With such a low shutter speed you won’t be able to hand-hold your camera. A sturdy tripod is an essential accessory here.
Set your ISO as low as it will go (typically around ISO 100 or so). This reduces your camera’s sensitivity, allowing you to use slower shutter speeds without overexposing the scene. It also has the added benefit of reducing the amount of digital noise in your photos.
Using your lens’s narrowest aperture will again let you use a longer exposure time. It will also give you the maximum depth of field, keeping as much of your scene in focus as possible.
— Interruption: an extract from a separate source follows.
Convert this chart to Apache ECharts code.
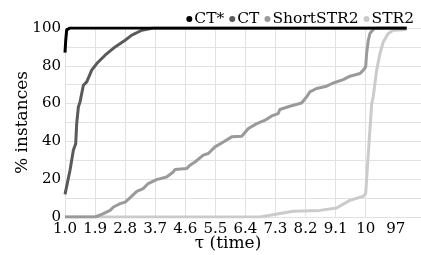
<!DOCTYPE html>
<html>
<head>
<meta charset="utf-8">
<script src="https://cdn.jsdelivr.net/npm/echarts@6/dist/echarts.min.js"></script>
<style>
    html, body { margin: 0; padding: 0; background: #fff; }
    #container0 { width: 421px; height: 255px; }
</style>
</head>
<body>
<div id="container0"></div>
<script>
// tick labels of the tau axis (1.0 .. 10 linear, then a squeezed tail up to 97)
var tauLabels = ['1.0', '1.9', '2.8', '3.7', '4.6', '5.5', '6.4', '7.3', '8.2', '9.1', '10', '97'];
var names = ['CT*', 'CT', 'ShortSTR2', 'STR2'];
var colors = ['#000000', '#5a5a5a', '#9a9a9a', '#cbcbcb'];

// [tau, % instances]
var ctStar = [[1.0, 87], [1.02, 93], [1.05, 99], [1.15, 100], [97, 100]];
var ct = [[1.0, 12], [1.15, 24.7], [1.25, 35.3], [1.32, 38.8], [1.35, 49.4], [1.40, 58.2], [1.45, 60.9],
    [1.55, 69.7], [1.65, 71.5], [1.80, 77.7], [1.95, 81.2], [2.20, 85.6], [2.50, 90], [2.80, 93.5],
    [3.00, 96.2], [3.30, 98.8], [3.64, 100], [97, 100]];
var shortStr2 = [[1.0, 0], [1.9, 0], [2.10, 1.4], [2.35, 3.5], [2.45, 5.3], [2.65, 7.1], [2.80, 7.9],
    [2.95, 10.3], [3.15, 13.6], [3.34, 15], [3.49, 17.7], [3.74, 19.8], [4.04, 21.2], [4.24, 23.8],
    [4.29, 25.1], [4.64, 25.6], [4.74, 27.4], [4.89, 29.1], [5.14, 32.7], [5.29, 33.6], [5.49, 37.1],
    [5.74, 39.7], [5.99, 42.4], [6.29, 42.7], [6.49, 46.8], [6.74, 49.4], [6.99, 51.2], [7.19, 53.5],
    [7.38, 54.7], [7.43, 56.9], [7.73, 58.6], [8.08, 60.3], [8.23, 63.5], [8.33, 66.2], [8.53, 68],
    [8.83, 69.2], [9.03, 70.9], [9.33, 72.7], [9.53, 74.5], [9.83, 75.9], [9.93, 77.7], [10.0, 79.4],
    [12, 86.5], [15.6, 93.5], [19, 97.1], [26, 99.2], [32, 100], [97, 100]];
var str2 = [[1.0, 0], [6.84, 0], [7.14, 0.9], [7.83, 3.0], [8.63, 3.5], [9.13, 4.8], [9.53, 8.8],
    [9.93, 11], [10.0, 12.4], [15.6, 33.6], [22.8, 60], [26, 63.5], [33.4, 77.7], [40.4, 86.5],
    [47.4, 92.6], [58, 97.1], [68.8, 98.8], [97, 99.2]];

var fontName = 'DejaVu Serif';

// axis position of a tau value: one step per 0.9 up to 10, compressed tail after
function tauPos(tau) {
    if (tau <= 10) return (tau - 1) / 0.9;
    return 10 + (tau - 10) * (1.36 / 87);
}
function toPos(arr) {
    return arr.map(function (d) { return [tauPos(d[0]), d[1]]; });
}

var opt_chart_0 = {
    animation: false,
    backgroundColor: '#fff',
    color: colors,
    legend: {
        data: names,
        right: 2,
        top: 6,
        icon: 'circle',
        itemWidth: 6,
        itemHeight: 6,
        itemGap: 5,
        textStyle: {
            fontFamily: fontName,
            fontSize: 15.5,
            color: '#000',
            padding: [0, 0, 0, -3]
        }
    },
    grid: [
        // vertical grid lines only (1.0 .. 10)
        { left: 65, top: 28, width: 300.7, height: 189, outerBoundsMode: 'none', containLabel: false },
        // data
        { left: 65, top: 28, right: 0, height: 189, outerBoundsMode: 'none', containLabel: false }
    ],
    xAxis: [
        {
            gridIndex: 0,
            type: 'value',
            min: 0,
            max: 10,
            interval: 1,
            axisLine: { show: false },
            axisTick: { show: false },
            axisLabel: { show: false },
            splitLine: { show: true, lineStyle: { color: '#e2e2e2', width: 1 } }
        },
        {
            gridIndex: 1,
            type: 'value',
            min: 0,
            max: 11.84,
            interval: 1,
            axisLine: { show: false },
            axisTick: { show: false },
            splitLine: { show: false },
            axisLabel: {
                margin: 5,
                fontFamily: fontName,
                fontSize: 15,
                color: '#000',
                showMaxLabel: false,
                formatter: function (v) {
                    var i = Math.round(v);
                    return tauLabels[i] !== undefined ? tauLabels[i] : '';
                }
            },
            name: 'τ (time)',
            nameLocation: 'middle',
            nameGap: 18,
            nameMoveOverlap: false,
            nameTextStyle: {
                fontFamily: fontName,
                fontSize: 17,
                color: '#000',
                padding: [0, 30, 0, 0]
            }
        }
    ],
    yAxis: [
        {
            gridIndex: 0,
            type: 'value',
            min: 0,
            max: 100,
            show: false
        },
        {
            gridIndex: 1,
            type: 'value',
            min: 0,
            max: 100,
            interval: 10,
            axisLine: { show: false },
            axisTick: { show: false },
            splitLine: { show: true, lineStyle: { color: '#e2e2e2', width: 1 } },
            axisLabel: {
                margin: 4,
                fontFamily: fontName,
                fontSize: 15,
                color: '#000',
                formatter: function (v) { return v % 20 === 0 ? String(v) : ''; }
            },
            name: '% instances',
            nameLocation: 'middle',
            nameGap: 34,
            nameMoveOverlap: false,
            nameTextStyle: {
                fontFamily: fontName,
                fontSize: 17,
                color: '#000'
            }
        }
    ],
    series: [
        {
            name: 'STR2', type: 'line', xAxisIndex: 1, yAxisIndex: 1, symbol: 'none',
            itemStyle: { color: colors[3] }, lineStyle: { width: 3, color: colors[3] },
            data: toPos(str2), z: 2
        },
        {
            name: 'ShortSTR2', type: 'line', xAxisIndex: 1, yAxisIndex: 1, symbol: 'none',
            itemStyle: { color: colors[2] }, lineStyle: { width: 3, color: colors[2] },
            data: toPos(shortStr2), z: 3
        },
        {
            name: 'CT', type: 'line', xAxisIndex: 1, yAxisIndex: 1, symbol: 'none',
            itemStyle: { color: colors[1] }, lineStyle: { width: 3, color: colors[1] },
            data: toPos(ct), z: 4
        },
        {
            name: 'CT*', type: 'line', xAxisIndex: 1, yAxisIndex: 1, symbol: 'none',
            itemStyle: { color: colors[0] }, lineStyle: { width: 3, color: colors[0] },
            data: toPos(ctStar), z: 5
        }
    ]
};

var chart_0 = echarts.init(document.getElementById('container0'));
chart_0.setOption(opt_chart_0);
</script>
</body>
</html>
If you still can’t get your camera to go slow enough you’ll need to use some filters to reduce the amount of light that’s being let in. Professional nature photographers swear by neutral density (ND) filters, which reduce the light without affecting the colours in the scene.
An excellent alternative is a polarising filter. This does the same job as an ND filter but has the added benefits of reducing reflections (for example from water, wet rocks, and leaves) and increasing colour saturation for a more vivid image.
SHOOT AT THE RIGHT TIME OF DAY
Bright sunlight can easily ruin a waterfall photograph. The intense light casts strong shadows across the scene, making it difficult to get your expsosure right. It also causes hundreds of reflections in the water and wet scenery, which will show up as tiny white dots in your shot.